A few days ago, the Institute of Policy Studies (IPS) published its Executive Excess 2013 report. The document offers a 20-year review of “achievements” of top-paid CEOs of U.S. companies. The “achievements” range from (1) being bailed out by taxpayers, to (2) being booted for poor performance or other reasons, and (3) being busted for fraud. A two-minute video (see below) provides a summary of the information shown in the report.
The CEO misdeeds reported by IPS raise the question of whether the “corporation” and its laws, as they currently exist, are the best way to go about setting up economic organizations as entities that are equipped to generate results truly cherished by society as a whole.

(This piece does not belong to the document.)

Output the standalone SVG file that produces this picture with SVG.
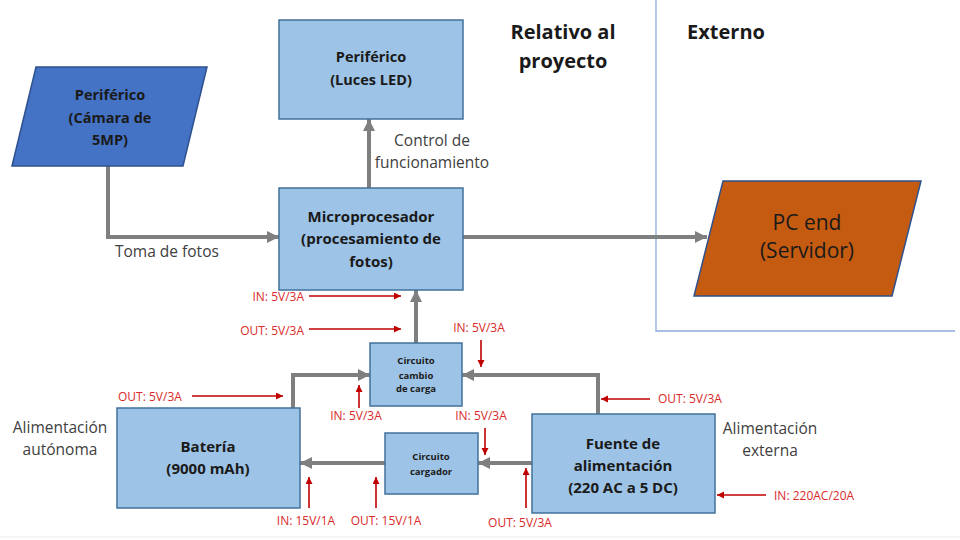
<svg xmlns="http://www.w3.org/2000/svg" width="960" height="540" viewBox="0 0 960 540">
<defs>
<style>
.box{fill:#9DC3E6;stroke:#41719C;stroke-width:1.5}
.bt{font-family:"Open Sans","Liberation Sans",sans-serif;font-weight:bold;fill:#1a1a1a;text-anchor:middle}
.lbl{font-family:"Open Sans","Liberation Sans",sans-serif;fill:#404040;font-size:15.5px}
.red{font-family:"Open Sans","Liberation Sans",sans-serif;fill:#D82A2A;font-size:12px}
.g{stroke:#7F7F7F;stroke-width:4;fill:none;marker-end:url(#ga)}
.r{stroke:#C00000;stroke-width:1.6;fill:none;marker-end:url(#ra)}
</style>
<marker id="ga" markerWidth="14" markerHeight="14" refX="12" refY="7" orient="auto" markerUnits="userSpaceOnUse"><path d="M0,1 L12,7 L0,13 z" fill="#7F7F7F"/></marker>
<marker id="ra" markerWidth="8" markerHeight="8" refX="7" refY="3.5" orient="auto" markerUnits="userSpaceOnUse"><path d="M0,0 L7,3.5 L0,7 z" fill="#C00000"/></marker>
</defs>
<rect width="960" height="540" fill="#ffffff"/>
<line x1="0" y1="537" x2="960" y2="537" stroke="#EBEBEB" stroke-width="1"/>
<path d="M656,0 V331 H955" fill="none" stroke="#8FAADC" stroke-width="1.3"/>
<g id="headers">
<text class="bt" x="563" y="39" font-size="20">Relativo al</text>
<text class="bt" x="563" y="68" font-size="20">proyecto</text>
<text class="bt" x="726" y="39" font-size="20">Externo</text>
</g>
<g id="connectors">
<path class="g" d="M108,166 V237 H279"/>
<path class="g" d="M369,188 V119"/>
<path class="g" d="M463,237 H707"/>
<path class="g" d="M416,343 V290"/>
<path class="g" d="M293,408 V375 H370"/>
<path class="g" d="M598,414 V375 H462"/>
<path class="g" d="M385,463 H300"/>
<path class="g" d="M532,463 H478"/>
<path class="r" d="M309,296 H401"/>
<path class="r" d="M309,329 H401"/>
<path class="r" d="M481,340 V367"/>
<path class="r" d="M359,408 V385"/>
<path class="r" d="M485,428 V455"/>
<path class="r" d="M192,396 H283"/>
<path class="r" d="M309,508 V477"/>
<path class="r" d="M376,508 V477"/>
<path class="r" d="M526,508 V468"/>
<path class="r" d="M650,399 H601"/>
<path class="r" d="M766,495 H717"/>
</g>
<g id="camara">
<polygon points="36,67 207,67 183,166 12,166" fill="#4472C4" stroke="#2F528F" stroke-width="1.5"/>
<text class="bt" x="110" y="100" font-size="14.5">Periférico</text>
<text class="bt" x="110" y="123" font-size="14.5">(Cámara de</text>
<text class="bt" x="110" y="145" font-size="14.5">5MP)</text>
</g>
<g id="luces">
<rect class="box" x="279" y="20" width="184" height="99"/>
<text class="bt" x="371" y="62" font-size="14.5">Periférico</text>
<text class="bt" x="371" y="85" font-size="14.5">(Luces LED)</text>
</g>
<g id="micro">
<rect class="box" x="279" y="188" width="184" height="102"/>
<text class="bt" x="371" y="222" font-size="15">Microprocesador</text>
<text class="bt" x="371" y="244" font-size="15">(procesamiento de</text>
<text class="bt" x="371" y="267" font-size="15">fotos)</text>
</g>
<g id="pc">
<polygon points="723,181 921,181 892,296 694,296" fill="#C55A11" stroke="#2F528F" stroke-width="1.5"/>
<text x="807" y="230" font-size="21" text-anchor="middle" font-family="'Open Sans','Liberation Sans',sans-serif" fill="#1a1a1a">PC end</text>
<text x="807" y="258" font-size="21" text-anchor="middle" font-family="'Open Sans','Liberation Sans',sans-serif" fill="#1a1a1a">(Servidor)</text>
</g>
<g id="cambio">
<rect class="box" x="370" y="343" width="92" height="63"/>
<text class="bt" x="416" y="364" font-size="9.5">Circuito</text>
<text class="bt" x="416" y="379" font-size="9.5">cambio</text>
<text class="bt" x="416" y="392" font-size="9.5">de carga</text>
</g>
<g id="cargador">
<rect class="box" x="385" y="433" width="93" height="61"/>
<text class="bt" x="431" y="460" font-size="9.5">Circuito</text>
<text class="bt" x="431" y="475" font-size="9.5">cargador</text>
</g>
<g id="bateria">
<rect class="box" x="117" y="408" width="183" height="100"/>
<text class="bt" x="208" y="452" font-size="15">Batería</text>
<text class="bt" x="208" y="474" font-size="15">(9000 mAh)</text>
</g>
<g id="fuente">
<rect class="box" x="532" y="414" width="183" height="99"/>
<text class="bt" x="623" y="449" font-size="15">Fuente de</text>
<text class="bt" x="623" y="471" font-size="15">alimentación</text>
<text class="bt" x="623" y="493" font-size="15">(220 AC a 5 DC)</text>
</g>
<g id="labels">
<text class="lbl" x="115" y="257">Toma de fotos</text>
<text class="lbl" x="432" y="146" text-anchor="middle">Control de</text>
<text class="lbl" x="432" y="168" text-anchor="middle">funcionamiento</text>
<text class="lbl" x="60" y="433" text-anchor="middle">Alimentación</text>
<text class="lbl" x="60" y="455" text-anchor="middle">autónoma</text>
<text class="lbl" x="770" y="434" text-anchor="middle">Alimentación</text>
<text class="lbl" x="770" y="456" text-anchor="middle">externa</text>
</g>
<g id="red-labels">
<text class="red" x="304" y="301" text-anchor="end">IN: 5V/3A</text>
<text class="red" x="304" y="335" text-anchor="end">OUT: 5V/3A</text>
<text class="red" x="479" y="332" text-anchor="middle">IN: 5V/3A</text>
<text class="red" x="356" y="420" text-anchor="middle">IN: 5V/3A</text>
<text class="red" x="481" y="420" text-anchor="middle">IN: 5V/3A</text>
<text class="red" x="118" y="401">OUT: 5V/3A</text>
<text class="red" x="658" y="403">OUT: 5V/3A</text>
<text class="red" x="306" y="525" text-anchor="middle">IN: 15V/1A</text>
<text class="red" x="386" y="525" text-anchor="middle">OUT: 15V/1A</text>
<text class="red" x="520" y="527" text-anchor="middle">OUT: 5V/3A</text>
<text class="red" x="774" y="500">IN: 220AC/20A</text>
</g>
</svg>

Alternatives to the prevailing kind of corporation do of course exist. Examples can be found in the so-called “Benefit Corporations” (U.S.) and in the “Community Interest Companies” (UK). Throw in other alternative ideas that have sprung up among governments, entrepreneurs and common folks — such as ethical investment (see example here), UN’s responsible investment, green finance, transition towns etc. — and certainly talk about the “end of history for corporate law” becomes less credible. Moreover, in light of new ideas and practices, perhaps new ways to organize production, exchange and consumption can start to look less as a far-away dream, and more as a reality at the grasp of social movements eager to change the world.